Friday, July 19, 2013

Louisiana Purchase Historic State Park

The Louisiana Purchase Historic State Park is a neat place to visit if you like swamps, history and mosquitoes. Here you can walk to a stone marker that commemorates the initial point from which all land surveys of the Louisiana Purchase began. The marker sits in a deep swamp, which makes you wonder why anyone would trudge through murky water in 1815 to get there.

The park is much easier to get to now. It's located just off of Hwy. 49, about 30 miles from Helena. Although it's right by one of the major roads in the area, the park feels isolated and a bit lonely. There were no other people there when we visited. Just swarms and swarms of mosquitoes.


Time moves slowly in the swamps. The US bought the Louisiana Purchase from France in 1803, but it took a few years for the government to head out to explore and survey the lands. In 1815, President Madison ordered a survey, in order to establish a system to distribute the lands to veterans of the War of 1812. So after traveling by stage coach from Washington, two teams of surveyors set out in the swamps of Arkansas. I don't claim to be an expert in the art of surveying, so I'll let this article explain the rest:
Land surveys are conducted by first setting a starting point. That's done by surveying a north-south line, called a meridian, from a familiar landmark, and doing the same with an east-west line, called a base line. Where those two lines intersect is the starting point of the survey. 

The lands east of the Mississippi had already been surveyed, of course, and in the process, four meridians had been established. Robbins and Brown split their men into two parties to establish the two lines. Robbins established the Fifth Meridian by surveying due north from the confluence of the Arkansas and Mississippi Rivers. Brown set out from the mouth of the St. Francis River to survey the base line. 

 Both parties passed through extremely rough territory, but their notebooks, which survive and are preserved at the state land commissioner's office in Little Rock, reveal a stoic attitude toward the hardships of the trek. "This land would be good," reads one of Brown's entries, "if it were not subject to inundation."

 That was a pretty mild description for a man who was up to his waist in a swamp. Later, his patience possibly wearing thin, Brown wrote in his notebook that the area which they were passing through consisted of "briers and swamps and briers aplenty."

The two parties did not meet at the point of intersection; that would have been a coincidence of epic proportions. Each passed the intersection point sometime in November, and each party then backtracked until they found each other some time between the dates of November 4 and November 24, 1815. 

The two groups then determined the point of intersection and hacked blaze marks in two gum trees to mark it. From that point, the survey of the Louisiana Purchase lands began, with the two imaginary lines extending as far as the land itself. (Base Line Road in Little Rock is so named because it follows the original base line laid down by Joseph Brown.) 

All township boundaries were drawn from lines that originated there, and from those, subdivisions and even city lots were drawn.
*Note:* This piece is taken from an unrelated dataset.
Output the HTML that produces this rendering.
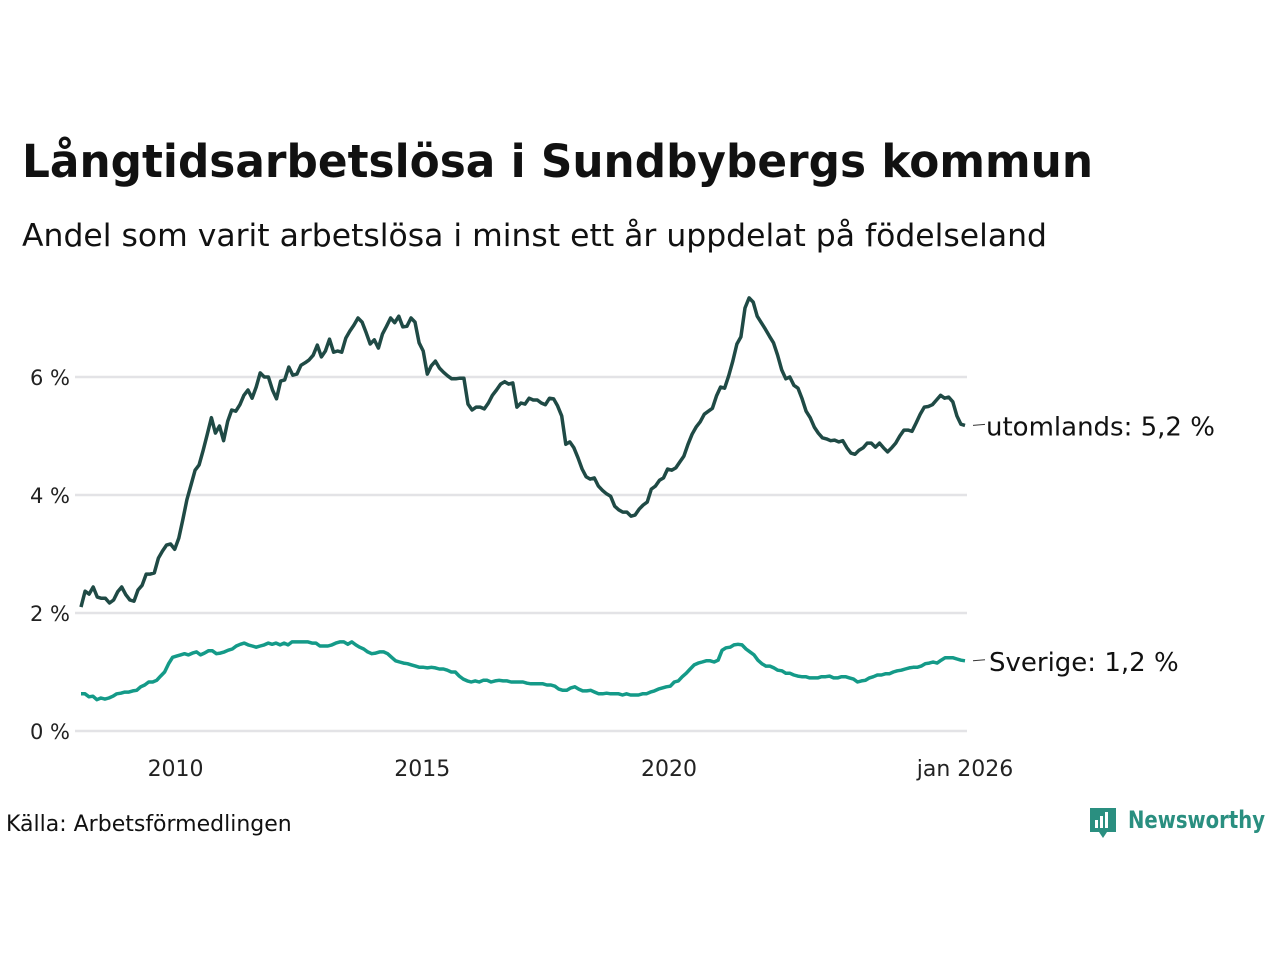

Before they were done, Robbins and Brown and their crews had surveyed land in the future states of Louisiana, Arkansas, Missouri, North Dakota, South Dakota, Nebraska and Oklahoma - and most of five more - Kansas, Colorado, Wyoming, Montana and Minnesota.

The swamp then sat forgotten for more than a century.  Until some more surveyors showed up.  There had been a dispute over the county line separating Lee and Phillips counties in 1921, and a survey team went in to find the county line that ran along the old base line.  In doing so, they happened to find the two witness trees that had been marked way back in 1815.  So in 1926, a stone marker was set in the swamp, which still sits there today.


It's amazing to me that the swamp is still preserved today, when most of the land around it has been converted to farms and fields. The swamp at the state park is actually a headwater swamp, and is the largest of its kind in the Lower Mississippi River Valley.


While taking pictures out there, I accidentally banged my tripod against the railing of the walkway. Which somehow caused the handle of the tripod to come loose and then shoot up and away. I heard it go into the swamp with a splash. Since there were signs talking about local wildlife (snakes and alligators), I didn't head into the waters for a rescue mission.